>>
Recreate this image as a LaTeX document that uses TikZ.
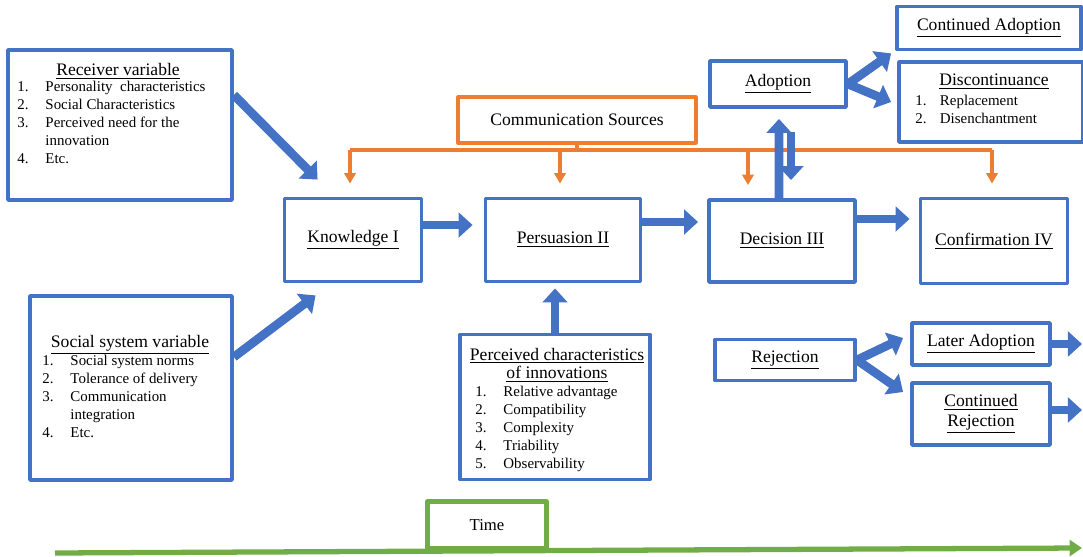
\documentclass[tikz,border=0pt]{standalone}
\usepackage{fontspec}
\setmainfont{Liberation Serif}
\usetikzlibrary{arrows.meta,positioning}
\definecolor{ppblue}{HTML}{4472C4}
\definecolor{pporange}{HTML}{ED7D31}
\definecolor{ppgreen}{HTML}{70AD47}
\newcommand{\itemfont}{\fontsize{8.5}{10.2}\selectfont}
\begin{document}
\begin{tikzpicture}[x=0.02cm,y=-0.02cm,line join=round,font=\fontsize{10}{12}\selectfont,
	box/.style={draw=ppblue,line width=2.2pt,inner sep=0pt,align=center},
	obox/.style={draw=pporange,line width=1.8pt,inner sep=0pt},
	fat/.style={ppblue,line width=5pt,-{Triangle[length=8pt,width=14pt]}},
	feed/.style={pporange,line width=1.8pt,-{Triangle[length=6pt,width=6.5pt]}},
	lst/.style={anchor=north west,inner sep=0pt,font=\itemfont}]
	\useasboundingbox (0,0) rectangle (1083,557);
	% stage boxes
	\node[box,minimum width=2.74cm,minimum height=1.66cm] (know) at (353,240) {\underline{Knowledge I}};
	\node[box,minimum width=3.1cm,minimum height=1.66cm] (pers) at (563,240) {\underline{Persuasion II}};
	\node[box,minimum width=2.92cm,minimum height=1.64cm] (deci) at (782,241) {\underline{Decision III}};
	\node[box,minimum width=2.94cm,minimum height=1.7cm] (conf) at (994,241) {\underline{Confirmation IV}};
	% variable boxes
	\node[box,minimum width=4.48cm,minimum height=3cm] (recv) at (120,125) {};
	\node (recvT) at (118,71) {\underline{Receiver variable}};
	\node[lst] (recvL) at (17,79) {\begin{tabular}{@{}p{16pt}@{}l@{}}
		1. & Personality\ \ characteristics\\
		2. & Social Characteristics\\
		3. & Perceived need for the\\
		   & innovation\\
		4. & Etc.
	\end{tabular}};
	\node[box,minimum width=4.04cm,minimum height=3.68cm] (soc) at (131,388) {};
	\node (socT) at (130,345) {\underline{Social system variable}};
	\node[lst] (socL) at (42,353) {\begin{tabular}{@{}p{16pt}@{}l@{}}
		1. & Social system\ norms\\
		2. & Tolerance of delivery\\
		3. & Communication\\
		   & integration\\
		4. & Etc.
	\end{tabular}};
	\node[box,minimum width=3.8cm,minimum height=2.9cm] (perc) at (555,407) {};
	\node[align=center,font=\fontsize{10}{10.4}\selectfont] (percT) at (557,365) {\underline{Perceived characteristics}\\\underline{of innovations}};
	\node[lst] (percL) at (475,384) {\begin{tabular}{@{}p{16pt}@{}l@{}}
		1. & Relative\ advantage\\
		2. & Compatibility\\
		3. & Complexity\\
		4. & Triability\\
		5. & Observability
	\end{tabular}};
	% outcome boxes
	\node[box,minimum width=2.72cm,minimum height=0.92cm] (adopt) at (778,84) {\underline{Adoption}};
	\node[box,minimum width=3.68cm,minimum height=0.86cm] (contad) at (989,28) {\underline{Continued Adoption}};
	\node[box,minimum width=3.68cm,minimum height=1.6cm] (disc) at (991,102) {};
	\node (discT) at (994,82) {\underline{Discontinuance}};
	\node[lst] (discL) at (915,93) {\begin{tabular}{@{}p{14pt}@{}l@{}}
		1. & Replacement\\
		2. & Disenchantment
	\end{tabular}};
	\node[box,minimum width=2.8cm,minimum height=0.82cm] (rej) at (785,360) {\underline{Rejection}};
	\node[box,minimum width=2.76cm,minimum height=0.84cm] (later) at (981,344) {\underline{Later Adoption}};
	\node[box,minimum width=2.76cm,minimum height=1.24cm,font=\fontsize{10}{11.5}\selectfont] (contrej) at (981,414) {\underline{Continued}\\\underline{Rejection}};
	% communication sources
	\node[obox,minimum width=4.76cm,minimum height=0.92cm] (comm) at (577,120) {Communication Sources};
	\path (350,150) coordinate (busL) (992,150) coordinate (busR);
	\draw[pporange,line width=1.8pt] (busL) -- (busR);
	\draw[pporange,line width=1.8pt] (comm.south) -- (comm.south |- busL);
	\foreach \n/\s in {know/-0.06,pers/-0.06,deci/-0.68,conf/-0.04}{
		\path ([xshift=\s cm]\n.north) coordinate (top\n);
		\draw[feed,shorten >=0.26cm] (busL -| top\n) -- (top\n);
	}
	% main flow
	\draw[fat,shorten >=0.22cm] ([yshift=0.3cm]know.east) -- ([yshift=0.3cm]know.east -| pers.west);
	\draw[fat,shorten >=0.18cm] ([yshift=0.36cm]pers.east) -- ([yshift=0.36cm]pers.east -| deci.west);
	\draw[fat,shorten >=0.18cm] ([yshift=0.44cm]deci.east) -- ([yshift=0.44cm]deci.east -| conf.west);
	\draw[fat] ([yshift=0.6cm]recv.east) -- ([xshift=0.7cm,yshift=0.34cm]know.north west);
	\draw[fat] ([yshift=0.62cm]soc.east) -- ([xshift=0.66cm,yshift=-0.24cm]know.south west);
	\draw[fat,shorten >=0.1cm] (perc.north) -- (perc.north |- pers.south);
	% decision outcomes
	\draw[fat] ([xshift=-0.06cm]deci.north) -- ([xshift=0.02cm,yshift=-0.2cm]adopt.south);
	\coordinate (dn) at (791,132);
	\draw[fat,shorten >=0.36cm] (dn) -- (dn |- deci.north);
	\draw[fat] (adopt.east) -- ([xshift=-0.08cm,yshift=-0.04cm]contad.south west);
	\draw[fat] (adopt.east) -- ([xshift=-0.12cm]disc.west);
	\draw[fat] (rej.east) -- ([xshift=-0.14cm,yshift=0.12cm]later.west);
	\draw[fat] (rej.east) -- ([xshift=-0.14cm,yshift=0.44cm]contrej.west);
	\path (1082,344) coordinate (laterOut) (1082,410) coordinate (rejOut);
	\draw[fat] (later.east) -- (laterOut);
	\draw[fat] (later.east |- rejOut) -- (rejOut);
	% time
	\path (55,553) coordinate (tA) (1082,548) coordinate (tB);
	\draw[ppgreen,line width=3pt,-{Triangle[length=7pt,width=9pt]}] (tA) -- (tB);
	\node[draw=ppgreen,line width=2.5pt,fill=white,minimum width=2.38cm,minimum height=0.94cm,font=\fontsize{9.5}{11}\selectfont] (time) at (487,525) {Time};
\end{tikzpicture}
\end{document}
<<
Extract every line of the data exactly; pictures stay out.

• **OUTPUT OF THE EXERCISE**:
Recreate this image as a LaTeX document that uses TikZ.
\documentclass[tikz,border=0pt]{standalone}
\usepackage{fontspec}
\setmainfont{Liberation Serif}
\usetikzlibrary{arrows.meta,positioning}
\definecolor{ppblue}{HTML}{4472C4}
\definecolor{pporange}{HTML}{ED7D31}
\definecolor{ppgreen}{HTML}{70AD47}
\newcommand{\itemfont}{\fontsize{8.5}{10.2}\selectfont}
\begin{document}
\begin{tikzpicture}[x=0.02cm,y=-0.02cm,line join=round,font=\fontsize{10}{12}\selectfont,
	box/.style={draw=ppblue,line width=2.2pt,inner sep=0pt,align=center},
	obox/.style={draw=pporange,line width=1.8pt,inner sep=0pt},
	fat/.style={ppblue,line width=5pt,-{Triangle[length=8pt,width=14pt]}},
	feed/.style={pporange,line width=1.8pt,-{Triangle[length=6pt,width=6.5pt]}},
	lst/.style={anchor=north west,inner sep=0pt,font=\itemfont}]
	\useasboundingbox (0,0) rectangle (1083,557);
	% stage boxes
	\node[box,minimum width=2.74cm,minimum height=1.66cm] (know) at (353,240) {\underline{Knowledge I}};
	\node[box,minimum width=3.1cm,minimum height=1.66cm] (pers) at (563,240) {\underline{Persuasion II}};
	\node[box,minimum width=2.92cm,minimum height=1.64cm] (deci) at (782,241) {\underline{Decision III}};
	\node[box,minimum width=2.94cm,minimum height=1.7cm] (conf) at (994,241) {\underline{Confirmation IV}};
	% variable boxes
	\node[box,minimum width=4.48cm,minimum height=3cm] (recv) at (120,125) {};
	\node (recvT) at (118,71) {\underline{Receiver variable}};
	\node[lst] (recvL) at (17,79) {\begin{tabular}{@{}p{16pt}@{}l@{}}
		1. & Personality\ \ characteristics\\
		2. & Social Characteristics\\
		3. & Perceived need for the\\
		   & innovation\\
		4. & Etc.
	\end{tabular}};
	\node[box,minimum width=4.04cm,minimum height=3.68cm] (soc) at (131,388) {};
	\node (socT) at (130,345) {\underline{Social system variable}};
	\node[lst] (socL) at (42,353) {\begin{tabular}{@{}p{16pt}@{}l@{}}
		1. & Social system\ norms\\
		2. & Tolerance of delivery\\
		3. & Communication\\
		   & integration\\
		4. & Etc.
	\end{tabular}};
	\node[box,minimum width=3.8cm,minimum height=2.9cm] (perc) at (555,407) {};
	\node[align=center,font=\fontsize{10}{10.4}\selectfont] (percT) at (557,365) {\underline{Perceived characteristics}\\\underline{of innovations}};
	\node[lst] (percL) at (475,384) {\begin{tabular}{@{}p{16pt}@{}l@{}}
		1. & Relative\ advantage\\
		2. & Compatibility\\
		3. & Complexity\\
		4. & Triability\\
		5. & Observability
	\end{tabular}};
	% outcome boxes
	\node[box,minimum width=2.72cm,minimum height=0.92cm] (adopt) at (778,84) {\underline{Adoption}};
	\node[box,minimum width=3.68cm,minimum height=0.86cm] (contad) at (989,28) {\underline{Continued Adoption}};
	\node[box,minimum width=3.68cm,minimum height=1.6cm] (disc) at (991,102) {};
	\node (discT) at (994,82) {\underline{Discontinuance}};
	\node[lst] (discL) at (915,93) {\begin{tabular}{@{}p{14pt}@{}l@{}}
		1. & Replacement\\
		2. & Disenchantment
	\end{tabular}};
	\node[box,minimum width=2.8cm,minimum height=0.82cm] (rej) at (785,360) {\underline{Rejection}};
	\node[box,minimum width=2.76cm,minimum height=0.84cm] (later) at (981,344) {\underline{Later Adoption}};
	\node[box,minimum width=2.76cm,minimum height=1.24cm,font=\fontsize{10}{11.5}\selectfont] (contrej) at (981,414) {\underline{Continued}\\\underline{Rejection}};
	% communication sources
	\node[obox,minimum width=4.76cm,minimum height=0.92cm] (comm) at (577,120) {Communication Sources};
	\path (350,150) coordinate (busL) (992,150) coordinate (busR);
	\draw[pporange,line width=1.8pt] (busL) -- (busR);
	\draw[pporange,line width=1.8pt] (comm.south) -- (comm.south |- busL);
	\foreach \n/\s in {know/-0.06,pers/-0.06,deci/-0.68,conf/-0.04}{
		\path ([xshift=\s cm]\n.north) coordinate (top\n);
		\draw[feed,shorten >=0.26cm] (busL -| top\n) -- (top\n);
	}
	% main flow
	\draw[fat,shorten >=0.22cm] ([yshift=0.3cm]know.east) -- ([yshift=0.3cm]know.east -| pers.west);
	\draw[fat,shorten >=0.18cm] ([yshift=0.36cm]pers.east) -- ([yshift=0.36cm]pers.east -| deci.west);
	\draw[fat,shorten >=0.18cm] ([yshift=0.44cm]deci.east) -- ([yshift=0.44cm]deci.east -| conf.west);
	\draw[fat] ([yshift=0.6cm]recv.east) -- ([xshift=0.7cm,yshift=0.34cm]know.north west);
	\draw[fat] ([yshift=0.62cm]soc.east) -- ([xshift=0.66cm,yshift=-0.24cm]know.south west);
	\draw[fat,shorten >=0.1cm] (perc.north) -- (perc.north |- pers.south);
	% decision outcomes
	\draw[fat] ([xshift=-0.06cm]deci.north) -- ([xshift=0.02cm,yshift=-0.2cm]adopt.south);
	\coordinate (dn) at (791,132);
	\draw[fat,shorten >=0.36cm] (dn) -- (dn |- deci.north);
	\draw[fat] (adopt.east) -- ([xshift=-0.08cm,yshift=-0.04cm]contad.south west);
	\draw[fat] (adopt.east) -- ([xshift=-0.12cm]disc.west);
	\draw[fat] (rej.east) -- ([xshift=-0.14cm,yshift=0.12cm]later.west);
	\draw[fat] (rej.east) -- ([xshift=-0.14cm,yshift=0.44cm]contrej.west);
	\path (1082,344) coordinate (laterOut) (1082,410) coordinate (rejOut);
	\draw[fat] (later.east) -- (laterOut);
	\draw[fat] (later.east |- rejOut) -- (rejOut);
	% time
	\path (55,553) coordinate (tA) (1082,548) coordinate (tB);
	\draw[ppgreen,line width=3pt,-{Triangle[length=7pt,width=9pt]}] (tA) -- (tB);
	\node[draw=ppgreen,line width=2.5pt,fill=white,minimum width=2.38cm,minimum height=0.94cm,font=\fontsize{9.5}{11}\selectfont] (time) at (487,525) {Time};
\end{tikzpicture}
\end{document}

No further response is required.